• Prompt: Can you transcribe the data exactly? Leave the pictures out.

^^^^

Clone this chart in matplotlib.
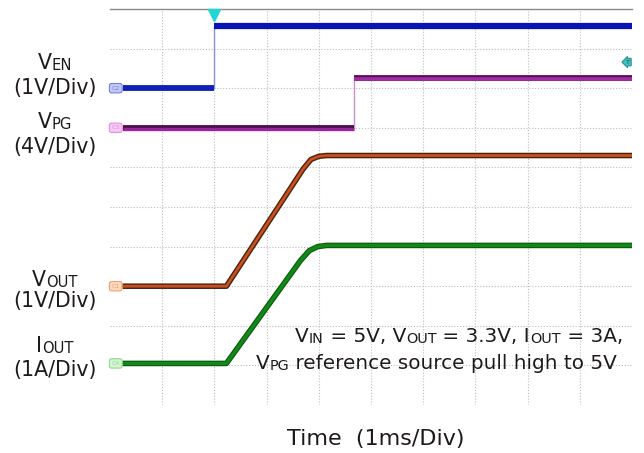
import numpy as np
import matplotlib
matplotlib.use('Agg')
import matplotlib.pyplot as plt
from matplotlib.transforms import IdentityTransform

# scope data (time in ms, trigger at 0)
en_t = [-1.76, 0.0, 0.0, 8.0]
en_v = [0.0, 0.0, 1.58, 1.58]
pg_t = [-1.76, 2.68, 2.68, 8.0]
pg_v = [0.0, 0.0, 5.0, 5.0]
vout_t = [-1.76, 0.23, 1.70, 1.85, 2.0, 2.15, 8.0]
vout_v = [0.0, 0.0, 2.96, 3.2, 3.28, 3.3, 3.3]
iout_t = [-1.76, 0.23, 1.65, 1.82, 1.98, 2.15, 8.0]
iout_v = [0.0, 0.0, 2.6, 2.85, 2.95, 2.98, 2.98]

# channel settings: volts (or amps) per div, ground position in div
en_scale, en_gnd = 1.0, 8.0
pg_scale, pg_gnd = 4.0, 7.0
vout_scale, vout_gnd = 1.0, 3.0
iout_scale, iout_gnd = 1.0, 1.05
trig_level = 0.66

TXT = '#1e1a1b'
W, H = 644, 453

fig = plt.figure(figsize=(W / 100, H / 100), dpi=100)
ax = fig.add_axes([110 / W, (H - 405) / H, 522 / W, 396 / H])
ax.set_xlim(-2, 8)
ax.set_ylim(0, 10)
ax.set_xticks(np.arange(-1, 8))
ax.set_yticks(np.arange(1, 10))
ax.tick_params(length=0, labelbottom=False, labelleft=False)
ax.grid(True, color='#bcbcbc', lw=0.8, ls=(0, (1, 1.6)))
for s in ['left', 'right', 'bottom']:
    ax.spines[s].set_visible(False)
ax.spines['top'].set_color('#8a8a8a')
ax.spines['top'].set_linewidth(1.0)


def div(v, scale, gnd):
    return gnd + np.array(v) / scale


# EN
y = div(en_v, en_scale, en_gnd)
ax.plot(en_t, y, color='#8890e8', lw=1.0)
ax.plot(en_t[:2], y[:2], color='#1020b8', lw=4.2, solid_capstyle='butt')
ax.plot(en_t[2:], y[2:], color='#0a14b4', lw=4.5, solid_capstyle='butt')

# PG
y = div(pg_v, pg_scale, pg_gnd)
ax.plot(pg_t, y, color='#c890d0', lw=1.0)
ax.plot(pg_t[:2], y[:2], color='#4a1048', lw=4.2, solid_capstyle='butt')
ax.plot(pg_t[:2], y[:2] - 0.03, color='#9a249a', lw=2.4, solid_capstyle='butt')
ax.plot(pg_t[2:], y[2:], color='#5a1058', lw=4.2, solid_capstyle='butt')
ax.plot(pg_t[2:], y[2:] - 0.03, color='#a42aa4', lw=2.6, solid_capstyle='butt')

# VOUT
y = div(vout_v, vout_scale, vout_gnd)
ax.plot(vout_t, y, color='#4a2410', lw=4.0, solid_capstyle='butt')
ax.plot(vout_t, y, color='#c8501e', lw=2.0, solid_capstyle='butt')

# IOUT
y = div(iout_v, iout_scale, iout_gnd)
ax.plot(iout_t, y, color='#0a5a0a', lw=4.0, solid_capstyle='butt')
ax.plot(iout_t, y, color='#13881a', lw=2.4, solid_capstyle='butt')

# ground reference tags
tags = [(en_gnd, '#c4c8f4', '#7080e0', 'C2'),
        (pg_gnd, '#f6c8f2', '#e090e0', 'C3'),
        (vout_gnd, '#fbd8c0', '#f0a070', 'C1'),
        (iout_gnd, '#d4f4d4', '#90d890', 'C4')]
for g, fc, ec, lab in tags:
    ax.text(-1.97, g, lab, fontsize=4.5, color=ec, ha='left', va='center',
            bbox=dict(boxstyle='round,pad=0.35', fc=fc, ec=ec, lw=0.8))

# trigger markers
ax.plot(0, 9.85, marker='v', color='#22d4d4', ms=9, clip_on=False, zorder=5)
ax.text(7.96, en_gnd + trig_level / en_scale, 'T', fontsize=4.5, color='#1a4a4a',
        ha='right', va='center',
        bbox=dict(boxstyle='larrow,pad=0.2', fc='#3cc4c4', ec='#2a9090', lw=0.8))

renderer = fig.canvas.get_renderer()


def label(parts, x, ytop, size, ha='left'):
    # parts: (text, is_subscript); x in px, ytop = baseline px from top
    items = []
    total = 0
    for s, sub in parts:
        t = fig.text(0, 0, s, fontsize=size * (0.72 if sub else 1.0), color=TXT,
                     transform=IdentityTransform(), va='baseline', ha='left')
        w = t.get_window_extent(renderer).width
        items.append((t, w, sub))
        total += w
    if ha == 'center':
        x0 = x - total / 2
    elif ha == 'right':
        x0 = x - total
    else:
        x0 = x
    for t, w, sub in items:
        t.set_position((x0, H - ytop - (1 if sub else 0)))
        x0 += w


fs = 14.8
label([('V', 0), ('EN', 1)], 55, 69, fs, 'center')
label([('(1V/Div)', 0)], 55, 94, fs, 'center')
label([('V', 0), ('PG', 1)], 55, 128, fs, 'center')
label([('(4V/Div)', 0)], 55, 153, fs, 'center')
label([('V', 0), ('OUT', 1)], 55, 286, fs, 'center')
label([('(1V/Div)', 0)], 55, 307, fs, 'center')
label([('I', 0), ('OUT', 1)], 55, 352, fs, 'center')
label([('(1A/Div)', 0)], 55, 376, fs, 'center')

label([('V', 0), ('IN', 1), (' = 5V, V', 0), ('OUT', 1), (' = 3.3V, I', 0),
       ('OUT', 1), (' = 3A,', 0)], 623, 342, 14.4, 'right')
label([('V', 0), ('PG', 1), (' reference source pull high to 5V', 0)],
      617, 369, 14.4, 'right')

label([('Time  (1ms/Div)', 0)], 376, 445, 16, 'center')

fig.savefig('out.png', dpi=100)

^^^^

• Task solution:
Clone this chart in matplotlib.
import numpy as np
import matplotlib
matplotlib.use('Agg')
import matplotlib.pyplot as plt
from matplotlib.transforms import IdentityTransform

# scope data (time in ms, trigger at 0)
en_t = [-1.76, 0.0, 0.0, 8.0]
en_v = [0.0, 0.0, 1.58, 1.58]
pg_t = [-1.76, 2.68, 2.68, 8.0]
pg_v = [0.0, 0.0, 5.0, 5.0]
vout_t = [-1.76, 0.23, 1.70, 1.85, 2.0, 2.15, 8.0]
vout_v = [0.0, 0.0, 2.96, 3.2, 3.28, 3.3, 3.3]
iout_t = [-1.76, 0.23, 1.65, 1.82, 1.98, 2.15, 8.0]
iout_v = [0.0, 0.0, 2.6, 2.85, 2.95, 2.98, 2.98]

# channel settings: volts (or amps) per div, ground position in div
en_scale, en_gnd = 1.0, 8.0
pg_scale, pg_gnd = 4.0, 7.0
vout_scale, vout_gnd = 1.0, 3.0
iout_scale, iout_gnd = 1.0, 1.05
trig_level = 0.66

TXT = '#1e1a1b'
W, H = 644, 453

fig = plt.figure(figsize=(W / 100, H / 100), dpi=100)
ax = fig.add_axes([110 / W, (H - 405) / H, 522 / W, 396 / H])
ax.set_xlim(-2, 8)
ax.set_ylim(0, 10)
ax.set_xticks(np.arange(-1, 8))
ax.set_yticks(np.arange(1, 10))
ax.tick_params(length=0, labelbottom=False, labelleft=False)
ax.grid(True, color='#bcbcbc', lw=0.8, ls=(0, (1, 1.6)))
for s in ['left', 'right', 'bottom']:
    ax.spines[s].set_visible(False)
ax.spines['top'].set_color('#8a8a8a')
ax.spines['top'].set_linewidth(1.0)


def div(v, scale, gnd):
    return gnd + np.array(v) / scale


# EN
y = div(en_v, en_scale, en_gnd)
ax.plot(en_t, y, color='#8890e8', lw=1.0)
ax.plot(en_t[:2], y[:2], color='#1020b8', lw=4.2, solid_capstyle='butt')
ax.plot(en_t[2:], y[2:], color='#0a14b4', lw=4.5, solid_capstyle='butt')

# PG
y = div(pg_v, pg_scale, pg_gnd)
ax.plot(pg_t, y, color='#c890d0', lw=1.0)
ax.plot(pg_t[:2], y[:2], color='#4a1048', lw=4.2, solid_capstyle='butt')
ax.plot(pg_t[:2], y[:2] - 0.03, color='#9a249a', lw=2.4, solid_capstyle='butt')
ax.plot(pg_t[2:], y[2:], color='#5a1058', lw=4.2, solid_capstyle='butt')
ax.plot(pg_t[2:], y[2:] - 0.03, color='#a42aa4', lw=2.6, solid_capstyle='butt')

# VOUT
y = div(vout_v, vout_scale, vout_gnd)
ax.plot(vout_t, y, color='#4a2410', lw=4.0, solid_capstyle='butt')
ax.plot(vout_t, y, color='#c8501e', lw=2.0, solid_capstyle='butt')

# IOUT
y = div(iout_v, iout_scale, iout_gnd)
ax.plot(iout_t, y, color='#0a5a0a', lw=4.0, solid_capstyle='butt')
ax.plot(iout_t, y, color='#13881a', lw=2.4, solid_capstyle='butt')

# ground reference tags
tags = [(en_gnd, '#c4c8f4', '#7080e0', 'C2'),
        (pg_gnd, '#f6c8f2', '#e090e0', 'C3'),
        (vout_gnd, '#fbd8c0', '#f0a070', 'C1'),
        (iout_gnd, '#d4f4d4', '#90d890', 'C4')]
for g, fc, ec, lab in tags:
    ax.text(-1.97, g, lab, fontsize=4.5, color=ec, ha='left', va='center',
            bbox=dict(boxstyle='round,pad=0.35', fc=fc, ec=ec, lw=0.8))

# trigger markers
ax.plot(0, 9.85, marker='v', color='#22d4d4', ms=9, clip_on=False, zorder=5)
ax.text(7.96, en_gnd + trig_level / en_scale, 'T', fontsize=4.5, color='#1a4a4a',
        ha='right', va='center',
        bbox=dict(boxstyle='larrow,pad=0.2', fc='#3cc4c4', ec='#2a9090', lw=0.8))

renderer = fig.canvas.get_renderer()


def label(parts, x, ytop, size, ha='left'):
    # parts: (text, is_subscript); x in px, ytop = baseline px from top
    items = []
    total = 0
    for s, sub in parts:
        t = fig.text(0, 0, s, fontsize=size * (0.72 if sub else 1.0), color=TXT,
                     transform=IdentityTransform(), va='baseline', ha='left')
        w = t.get_window_extent(renderer).width
        items.append((t, w, sub))
        total += w
    if ha == 'center':
        x0 = x - total / 2
    elif ha == 'right':
        x0 = x - total
    else:
        x0 = x
    for t, w, sub in items:
        t.set_position((x0, H - ytop - (1 if sub else 0)))
        x0 += w


fs = 14.8
label([('V', 0), ('EN', 1)], 55, 69, fs, 'center')
label([('(1V/Div)', 0)], 55, 94, fs, 'center')
label([('V', 0), ('PG', 1)], 55, 128, fs, 'center')
label([('(4V/Div)', 0)], 55, 153, fs, 'center')
label([('V', 0), ('OUT', 1)], 55, 286, fs, 'center')
label([('(1V/Div)', 0)], 55, 307, fs, 'center')
label([('I', 0), ('OUT', 1)], 55, 352, fs, 'center')
label([('(1A/Div)', 0)], 55, 376, fs, 'center')

label([('V', 0), ('IN', 1), (' = 5V, V', 0), ('OUT', 1), (' = 3.3V, I', 0),
       ('OUT', 1), (' = 3A,', 0)], 623, 342, 14.4, 'right')
label([('V', 0), ('PG', 1), (' reference source pull high to 5V', 0)],
      617, 369, 14.4, 'right')

label([('Time  (1ms/Div)', 0)], 376, 445, 16, 'center')

fig.savefig('out.png', dpi=100)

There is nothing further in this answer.